Kekhawatiran itu kian tajam setelah Rusia mulai mengibarkan bendera nasionalnya sendiri pada sejumlah kapal yang sebelumnya beroperasi sebagai shadow fleet. Langkah ini dibaca sebagai tantangan terbuka terhadap Eropa—sinyal bahwa Moskow siap mengklaim dan, bila perlu, melindungi armada tersebut.

Penindakan Menguat, Risiko Membesar

Dalam beberapa bulan terakhir, penegakan sanksi berubah dari administrasi menjadi operasi lapangan. Amerika Serikat melakukan intersepsi di lepas pantai Venezuela, termasuk operasi dramatis ketika pasukan khusus turun dari helikopter untuk menaiki tanker Skipper—kapal yang sebelumnya disanksi karena dugaan penyelundupan minyak untuk Iran dan kelompok terkait. Tak lama berselang, kapal lain kembali ditahan di perairan internasional, meski status sanksinya belum jelas.

Eropa pun bergerak. Estonia dan Prancis mencegat kapal-kapal yang dicurigai terkait jaringan Rusia, sementara Ukraina meningkatkan tekanan dengan serangan drone udara dan laut terhadap tanker bayangan Rusia. Eskalasi mencapai titik baru ketika Kyiv mengumumkan serangan terhadap tanker Rusia di perairan netral dekat Libya—operasi pertama Ukraina di Mediterania, ribuan kilometer dari wilayahnya.
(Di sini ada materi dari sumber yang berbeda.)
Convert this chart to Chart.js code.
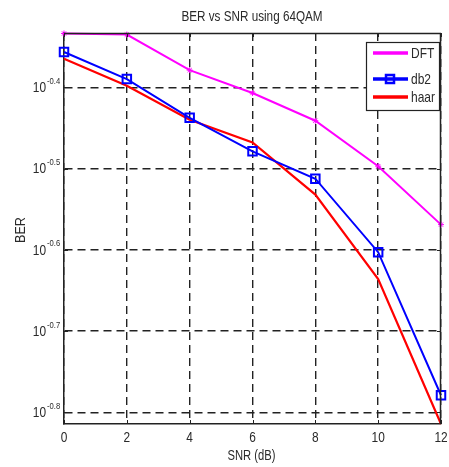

Jaringan Gelap di Balik Tanker Tua

Para peneliti keamanan menegaskan bahwa ancaman ini bukan hal baru, tetapi mengalami akselerasi drastis sejak invasi Rusia ke Ukraina pada 2022. Perkiraan menyebut 900 hingga 1.200 kapal kini beroperasi dalam jaringan ini secara global. Mereka dibeli bekas, dimiliki perusahaan brass plate, berganti nama dan bendera, serta ditopang ekosistem ilegal—dari situs pendaftaran bendera palsu hingga broker tanpa jejak.

Kasus tanker Boracay menjadi ilustrasi telanjang: kepemilikan cangkang di Seychelles, daftar hitam Inggris dan Uni Eropa, dugaan bendera palsu berlapis dari beberapa negara Afrika, hingga kecurigaan intelijen atas potensi penggunaan kapal untuk aktivitas non-komersial berbahaya. Pola ini bukan pengecualian, melainkan cetak biru.

Hukum Laut vs Politik Kekuatan

Negara-negara yang berupaya menekan shadow fleet bergantung pada hukum internasional—standar kelaiklautan, asuransi, dan keselamatan navigasi. Namun selera penegakan yang meningkat membawa risiko inheren. Ketika Estonia mencoba mencegat sebuah tanker di Teluk Finlandia, respons Rusia berupa pelanggaran wilayah udara oleh jet tempur Su-35. Pesannya jelas: Moskow memandang armada ini sebagai aset strategis.

Pemimpin Eropa, termasuk Presiden Prancis Emmanuel Macron, telah menyatakan niat menghambat kapal-kapal mencurigakan. Namun di balik retorika tegas, kalkulasi risiko tetap rumit. Menghadapi tanker tak berbendera di Karibia adalah satu hal; berhadapan langsung dengan Rusia di perairan Eropa adalah hal lain—sebuah “permainan ayam” yang taruhannya meningkat.

Minyak Mengalir, Tekanan Terbatas

Keberhasilan shadow fleet juga ditopang celah sanksi. Penahanan AS untuk menyasar produsen besar Rusia serta ketergantungan berlanjut China dan India pada minyak Rusia membuat aliran tetap deras. Rusia beradaptasi cepat, memunculkan perusahaan-perusahaan baru untuk mengekspor crude, sementara data menunjukkan impor India dari Rusia justru meningkat sejak Oktober, meski tekanan politik berlanjut.

Uni Eropa merespons dengan paket sanksi terbaru terhadap individu dan entitas—dari UEA hingga Vietnam—yang dituding terlibat. Namun pertanyaannya tetap: apakah pengetatan hukum cukup untuk menahan armada yang kini dilindungi kepentingan negara dan bayang-bayang kekuatan militer?

Garis Tipis di Lautan

Yang jelas, shadow fleet telah berevolusi dari sekadar trik logistik menjadi instrumen geopolitik. Dengan intersepsi yang kian sering, bendera nasional yang dikibarkan, dan jet tempur yang disiagakan, garis antara penegakan hukum dan konfrontasi militer makin menipis. Di lautan yang sama, minyak terus mengalir—dan risiko terus naik.